A day out in the weekend is not that obvious if you work in tourism in Turkey, so it was relatively priceless that we could manage to escape that Sunday to turtle island, as we called Dalyan.

I was living in Turkey, with a toddler of two running all over the place and we would visit my friend and her lover. At the crack of dawn we grabbed sun lotion, nappy’s and drinks and hopped in the car before anyone would stop us.
There is a peer nearby the pond, where you can see the turtles swim if you are lucky, so we strolled in that direction, me keeping one eye on our son. But as it was the rare occasion that his father could spend some quality time with him, I kept my distance to give him the joy he so often missed out on due his workload as GM of the hotel we lived in as well. Because he was the 24/7 outdoor worker of the family, and we would usually only see each other from a distance, have a quick breakfast or share a rare dinner together.

The pond is black, no clear water, so all but me sat down to stare and look for turtles, while our son had his own idea of fun and started to throw stones in the water.
His father was right next to him, our friends sat as close by as one meter, and I stood approx 3 meter away, enjoying the view and the scenery of friends and family together. Utterly relaxed.

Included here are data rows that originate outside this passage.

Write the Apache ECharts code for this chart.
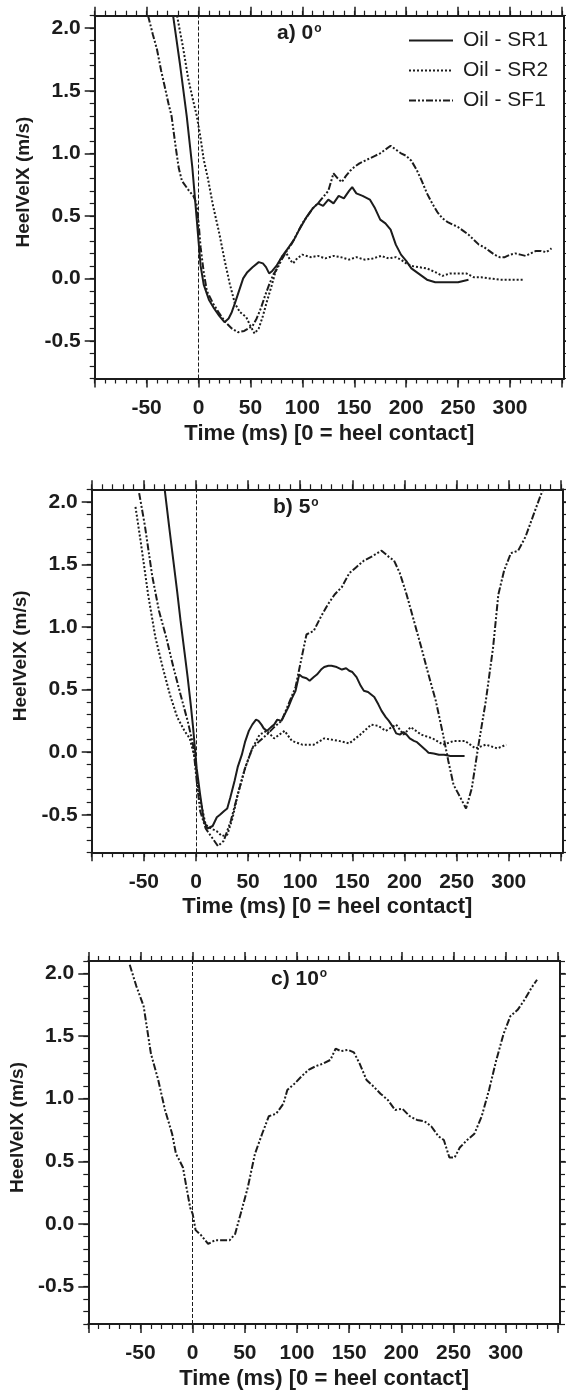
<!DOCTYPE html>
<html><head><meta charset="utf-8">
<script src="https://cdn.jsdelivr.net/npm/echarts@6/dist/echarts.min.js"></script>
<style>html,body{margin:0;padding:0;background:#fff}#c{width:566px;height:1391px}</style>
</head><body><div id="c"></div><script>
// ---------- axis ticks / labels ----------
const xMajorTicks = [-100, -50, 0, 50, 100, 150, 200, 250, 300, 350];
const xLabelValues = [-50, 0, 50, 100, 150, 200, 250, 300];
const yMajorTicks = [-0.5, 0, 0.5, 1.0, 1.5, 2.0];
const xMinorTicks = [-100,-90,-80,-70,-60,-50,-40,-30,-20,-10,0,10,20,30,40,50,60,70,80,90,100,110,120,130,140,150,160,170,180,190,200,210,220,230,240,250,260,270,280,290,300,310,320,330,340,350];
const yMinorTicks = [-0.8,-0.7,-0.6,-0.5,-0.4,-0.3,-0.2,-0.1,0,0.1,0.2,0.3,0.4,0.5,0.6,0.7,0.8,0.9,1.0,1.1,1.2,1.3,1.4,1.5,1.6,1.7,1.8,1.9,2.0,2.1];
const xTitle = 'Time (ms) [0 = heel contact]';
const yTitle = 'HeelVelX (m/s)';
const seriesNames = ['Oil - SR1', 'Oil - SR2', 'Oil - SF1'];
const panelLabels = ['a) 0', 'b) 5', 'c) 10'];

// ---------- panel a) 0 deg ----------
const a_SR1 = [[-24.5,2.1],[-18,1.72],[-11.4,1.3],[-6,0.89],[-2,0.5],[0,0.3],[2,0.1],[5,-0.05],[10,-0.17],[15,-0.24],[20,-0.3],[25,-0.35],[29,-0.32],[32,-0.27],[35,-0.2],[39,-0.1],[43,0.0],[47,0.05],[52,0.09],[58,0.13],[62,0.12],[65,0.09],[68,0.04],[71,0.06],[75,0.1],[80,0.17],[87,0.25],[92,0.31],[97,0.39],[104,0.49],[110,0.56],[115,0.6],[120,0.58],[125,0.63],[130,0.6],[135,0.66],[140,0.64],[145,0.7],[148,0.73],[152,0.68],[158,0.66],[165,0.63],[170,0.56],[175,0.47],[180,0.44],[185,0.39],[190,0.27],[195,0.19],[200,0.14],[205,0.08],[210,0.05],[215,0.02],[220,-0.01],[228,-0.03],[240,-0.03],[250,-0.03],[260,-0.01]];
const a_SR2 = [[-20.7,2.1],[-15,1.85],[-10,1.6],[-6,1.45],[-1.7,1.3],[2,1.12],[5,0.95],[9,0.8],[14,0.58],[20,0.36],[25,0.15],[30,-0.04],[35,-0.2],[40,-0.27],[46,-0.31],[50,-0.38],[54,-0.44],[58,-0.4],[62,-0.3],[66,-0.18],[70,-0.07],[75,0.08],[80,0.17],[84,0.21],[88,0.15],[91,0.12],[95,0.16],[100,0.19],[108,0.17],[115,0.18],[122,0.16],[130,0.18],[137,0.17],[145,0.15],[152,0.17],[160,0.15],[168,0.16],[176,0.18],[183,0.16],[190,0.17],[195,0.15],[200,0.12],[205,0.1],[212,0.09],[220,0.08],[228,0.05],[235,0.02],[242,0.04],[250,0.04],[258,0.04],[265,0.01],[272,0.01],[280,0.0],[290,-0.01],[300,-0.01],[313,-0.01]];
const a_SF1 = [[-48.6,2.1],[-44,1.95],[-40,1.83],[-36,1.66],[-33,1.55],[-29,1.4],[-26,1.3],[-22,1.05],[-19,0.88],[-16,0.78],[-10,0.71],[-5,0.66],[-2,0.6],[0,0.45],[2,0.25],[5,0.05],[8,-0.1],[14,-0.2],[20,-0.28],[26,-0.35],[32,-0.4],[38,-0.43],[44,-0.42],[48,-0.4],[52,-0.38],[56,-0.32],[60,-0.24],[64,-0.14],[68,-0.05],[72,0.03],[76,0.08],[80,0.15],[85,0.22],[90,0.28],[95,0.36],[100,0.44],[105,0.5],[110,0.56],[115,0.6],[120,0.65],[125,0.7],[130,0.84],[134,0.8],[138,0.77],[142,0.82],[146,0.86],[150,0.89],[155,0.92],[160,0.94],[165,0.96],[170,0.98],[175,1.0],[180,1.03],[185,1.06],[190,1.03],[195,1.0],[200,0.98],[205,0.94],[210,0.87],[215,0.78],[220,0.68],[225,0.6],[230,0.53],[235,0.48],[240,0.45],[245,0.43],[250,0.41],[255,0.38],[260,0.35],[265,0.31],[270,0.27],[275,0.25],[280,0.22],[285,0.19],[290,0.17],[295,0.17],[300,0.19],[305,0.2],[310,0.19],[315,0.18],[320,0.2],[325,0.22],[330,0.22],[335,0.21],[340,0.24]];

// ---------- panel b) 5 deg ----------
const b_SR1 = [[-30,2.1],[-25.7,1.8],[-21.7,1.53],[-18,1.28],[-14.8,1.05],[-11,0.8],[-8,0.6],[-5,0.38],[-2.8,0.2],[0.7,-0.13],[4,-0.34],[7.6,-0.55],[11,-0.61],[16,-0.59],[20,-0.52],[23,-0.5],[27,-0.47],[30,-0.45],[33,-0.36],[37,-0.23],[40,-0.12],[44,-0.02],[47,0.08],[50.7,0.17],[54,0.22],[57.6,0.26],[60,0.25],[62.8,0.22],[65,0.19],[68,0.17],[72,0.2],[75,0.22],[78,0.26],[82,0.25],[85,0.3],[88.6,0.36],[92,0.43],[95.5,0.49],[99,0.62],[102,0.6],[106,0.59],[109,0.57],[113,0.6],[116,0.62],[120,0.66],[123,0.68],[127,0.69],[130,0.69],[135,0.68],[140,0.66],[144,0.67],[147,0.65],[150,0.64],[154,0.6],[158,0.53],[161,0.49],[165,0.48],[168,0.46],[171,0.44],[175,0.38],[178,0.33],[182,0.28],[185,0.25],[189,0.2],[192,0.15],[195.5,0.14],[199,0.16],[202,0.14],[205,0.11],[209,0.09],[212,0.08],[216,0.05],[220,0.02],[223,-0.005],[228,-0.01],[233,-0.02],[238,-0.02],[244,-0.03],[250,-0.03],[257.6,-0.03]];
const b_SR2 = [[-58,1.96],[-52.8,1.67],[-45.9,1.26],[-39,0.92],[-32,0.68],[-25,0.46],[-18,0.28],[-11,0.17],[-6,0.11],[-1,-0.05],[2.4,-0.31],[5.9,-0.45],[9.3,-0.58],[14.5,-0.61],[19.7,-0.63],[24.8,-0.67],[30,-0.66],[35,-0.53],[40,-0.34],[47,-0.13],[54,0.03],[61,0.14],[68,0.17],[75,0.11],[85,0.17],[92,0.09],[102,0.06],[113,0.06],[123,0.11],[137,0.09],[147,0.07],[157.6,0.14],[168,0.22],[175,0.21],[182,0.17],[192,0.22],[199,0.14],[206,0.2],[216,0.14],[227,0.11],[237,0.06],[247.6,0.09],[258,0.09],[268,0.03],[278,0.06],[289,0.03],[297.6,0.06]];
const b_SF1 = [[-54.5,2.07],[-49,1.81],[-42,1.41],[-35.5,1.13],[-28.6,0.92],[-21.7,0.68],[-14.8,0.46],[-8,0.25],[-2.8,0.06],[0.7,-0.23],[4,-0.47],[9.3,-0.61],[16,-0.69],[21,-0.75],[26.5,-0.71],[33.4,-0.55],[40,-0.34],[47,-0.13],[54,0.03],[61,0.09],[68,0.14],[75,0.2],[82,0.25],[88.6,0.38],[95.5,0.52],[100.7,0.73],[106,0.94],[113,0.97],[119.7,1.08],[126.5,1.18],[133,1.26],[140,1.32],[147,1.43],[154,1.48],[161,1.53],[168,1.56],[178,1.61],[185,1.56],[190,1.53],[195.5,1.43],[202,1.26],[209,1.05],[216,0.84],[223,0.62],[230,0.41],[237,0.14],[242,-0.07],[247,-0.26],[254,-0.37],[259,-0.45],[264.5,-0.29],[271,0.06],[278,0.41],[285,0.84],[290,1.26],[295.5,1.45],[302,1.59],[309,1.61],[316,1.72],[323,1.88],[330,2.04],[333,2.1]];

// ---------- panel c) 10 deg ----------
const c_SF1 = [[-60.3,2.07],[-54,1.9],[-47,1.74],[-40,1.36],[-33,1.15],[-26.5,0.91],[-19.7,0.72],[-16,0.56],[-12.8,0.51],[-9.3,0.45],[-5.9,0.29],[-2.4,0.13],[0,0.08],[2.8,-0.05],[8,-0.09],[14.8,-0.16],[21.7,-0.13],[28.6,-0.13],[35.5,-0.13],[40.7,-0.08],[46,0.08],[52.8,0.29],[59.7,0.56],[66.6,0.72],[73,0.86],[80,0.88],[87,0.96],[90.7,1.07],[97.6,1.12],[104.5,1.18],[111,1.23],[118,1.26],[125,1.28],[132,1.31],[137,1.4],[142,1.38],[149,1.39],[154.5,1.37],[160,1.28],[166.6,1.15],[173,1.1],[180,1.04],[187,0.99],[194,0.91],[201,0.92],[208,0.86],[215,0.83],[222,0.82],[228.6,0.78],[235.5,0.7],[240.7,0.67],[246,0.53],[251,0.53],[256,0.61],[263,0.67],[270,0.72],[277,0.86],[284,1.07],[291,1.31],[298,1.52],[304.5,1.66],[311.4,1.71],[318,1.79],[325,1.89],[330,1.95]];

const panelData = [
  [a_SR1, a_SR2, a_SF1],
  [b_SR1, b_SR2, b_SF1],
  [null, null, c_SF1]
];

// ---------- layout / style ----------
const X_MIN = -100, X_MAX = 352, Y_MIN = -0.8, Y_MAX = 2.1;
const grids = [
  {left: 94.7, top: 15.7, width: 469.3, height: 362.8},
  {left: 91.7, top: 489.3, width: 471.3, height: 363},
  {left: 88.3, top: 961, width: 471.7, height: 363}
];
const FONT = '"Liberation Sans", Arial, sans-serif';
const INK = '#1c1c1c';
const lineTypes = ['solid', [2, 2], [7, 2, 2, 2, 2, 2]];

const xAxes = [], yAxes = [], series = [], graphics = [];
const noLine = {show: false, onZero: false};
grids.forEach((g, i) => {
  const axisLineBox = {show: true, onZero: false, lineStyle: {color: INK, width: 2}};
  const majorTick = (vals, len) => ({show: true, inside: false, length: len, customValues: vals, lineStyle: {color: INK, width: 1.5}});
  const minorTick = (vals) => ({show: true, inside: false, length: 5, customValues: vals, lineStyle: {color: INK, width: 1.2}});
  // bottom major
  xAxes.push({gridIndex: i, type: 'value', position: 'bottom', min: X_MIN, max: X_MAX,
    axisLine: axisLineBox, splitLine: {show: false},
    axisTick: majorTick(xMajorTicks, 9),
    axisLabel: {show: true, customValues: xLabelValues, margin: 19, color: INK, fontFamily: FONT, fontWeight: 'bold', fontSize: 21},
    name: xTitle, nameLocation: 'middle', nameGap: 44,
    nameTextStyle: {color: INK, fontFamily: FONT, fontWeight: 'bold', fontSize: 22}});
  // bottom minor
  xAxes.push({gridIndex: i, type: 'value', position: 'bottom', min: X_MIN, max: X_MAX,
    axisLine: noLine, splitLine: {show: false}, axisLabel: {show: false}, axisTick: minorTick(xMinorTicks)});
  // top major
  xAxes.push({gridIndex: i, type: 'value', position: 'top', min: X_MIN, max: X_MAX,
    axisLine: axisLineBox, splitLine: {show: false}, axisLabel: {show: false}, axisTick: majorTick(xMajorTicks, 9)});
  // top minor
  xAxes.push({gridIndex: i, type: 'value', position: 'top', min: X_MIN, max: X_MAX,
    axisLine: noLine, splitLine: {show: false}, axisLabel: {show: false}, axisTick: minorTick(xMinorTicks)});
  // left major
  yAxes.push({gridIndex: i, type: 'value', position: 'left', min: Y_MIN, max: Y_MAX,
    axisLine: axisLineBox, splitLine: {show: false},
    axisTick: majorTick(yMajorTicks, 10),
    axisLabel: {show: true, customValues: yMajorTicks, margin: 14, color: INK, fontFamily: FONT, fontWeight: 'bold', fontSize: 21,
      formatter: v => Number(v).toFixed(1)},
    name: yTitle, nameLocation: 'middle', nameGap: 57, nameRotate: 90,
    nameTextStyle: {color: INK, fontFamily: FONT, fontWeight: 'bold', fontSize: 19, padding: [0, 0, 0, 30]}});
  // left minor
  yAxes.push({gridIndex: i, type: 'value', position: 'left', min: Y_MIN, max: Y_MAX,
    axisLine: noLine, splitLine: {show: false}, axisLabel: {show: false}, axisTick: minorTick(yMinorTicks)});
  // right major
  yAxes.push({gridIndex: i, type: 'value', position: 'right', min: Y_MIN, max: Y_MAX,
    axisLine: axisLineBox, splitLine: {show: false}, axisLabel: {show: false}, axisTick: majorTick(yMajorTicks, 10)});
  // right minor
  yAxes.push({gridIndex: i, type: 'value', position: 'right', min: Y_MIN, max: Y_MAX,
    axisLine: noLine, splitLine: {show: false}, axisLabel: {show: false}, axisTick: minorTick(yMinorTicks)});

  let first = true;
  panelData[i].forEach((d, k) => {
    if (!d) return;
    const s = {
      name: seriesNames[k], type: 'line', xAxisIndex: i * 4, yAxisIndex: i * 4,
      data: d, showSymbol: false, symbol: 'none', smooth: false, clip: true,
      lineStyle: {color: INK, width: 2, type: lineTypes[k]}, itemStyle: {color: INK},
      emphasis: {disabled: true}, z: 3
    };
    if (first) {
      s.markLine = {silent: true, symbol: 'none', label: {show: false},
        lineStyle: {color: INK, width: 1, type: [4, 2]}, data: [{xAxis: 0}], animation: false};
      first = false;
    }
    series.push(s);
  });

  graphics.push({type: 'text', left: [277, 273, 271][i], top: g.top + 7,
    style: {text: '{t|' + panelLabels[i] + '}{s|o}', rich: {
      t: {fontFamily: FONT, fontWeight: 'bold', fontSize: 21, fill: INK, lineHeight: 22},
      s: {fontFamily: FONT, fontWeight: 'bold', fontSize: 12, fill: INK, verticalAlign: 'top', lineHeight: 22, padding: [0, 0, 8, 1]}
    }}});
});

const chart = echarts.init(document.getElementById('c'), null, {renderer: 'canvas'});
chart.setOption({
  animation: false,
  backgroundColor: '#ffffff',
  grid: grids.map(g => Object.assign({containLabel: false}, g)),
  xAxis: xAxes,
  yAxis: yAxes,
  legend: {show: true, orient: 'vertical', left: 408, top: 30, padding: 0, itemWidth: 44, itemHeight: 12, itemGap: 9,
    data: seriesNames, selectedMode: false,
    itemStyle: {opacity: 0},
    textStyle: {color: INK, fontFamily: FONT, fontSize: 21, lineHeight: 20, padding: [0, 0, 0, 5]}},
  graphic: graphics,
  series: series
});
</script></body></html>
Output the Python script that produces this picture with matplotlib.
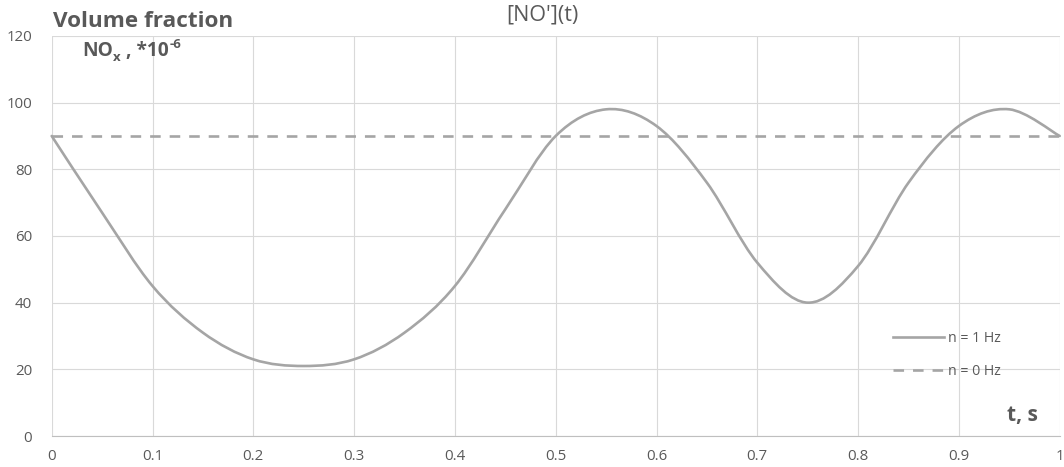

And then everything changed. In a split second I saw my son falling into the black water, and I, immediately realizing that I would absolutely pass him if I would dive. So I jumped the full distance, at the same time realising I was wearing my contacts, and that the chances to see under water was next to zero, but once in the water I opened my eyes anyway. To see indeed only murky water and no child, so I closed them again.
Movies, movies. Movies came into my mind. That people who fall in the water come up to the surface before they drown, and I opened my hand to where something in me expected his head to pop up. Head under water I was, did not come up to breathe. Closed eyes and waiting, wondering why nobody else was in the water. Waiting. Silence.
And there it happened, the head, his head, pushing my right hand up, and I grabbed him and lifted him up, to the surface and above. In one movement turning towards the peer and stretching out high to the hands of his father reaching down to us, who grabbed him.
My eyes wide open now in such a state of 100% controlled awareness I have only lived once before, at his birth. My being screaming only one thing: Is he alive?
And yes he was. He did not even have water in his lungs, did not appear shocked, had a stone in his other hand, which with a sudden stretch he threw in that same murky water, before they got me out and him on his way to the shower.
Nobody had seen him falling, my husband recalled being shocked as why the hell I was jumping in the water. My back would hurt for another 6+ months but God did I care? No way.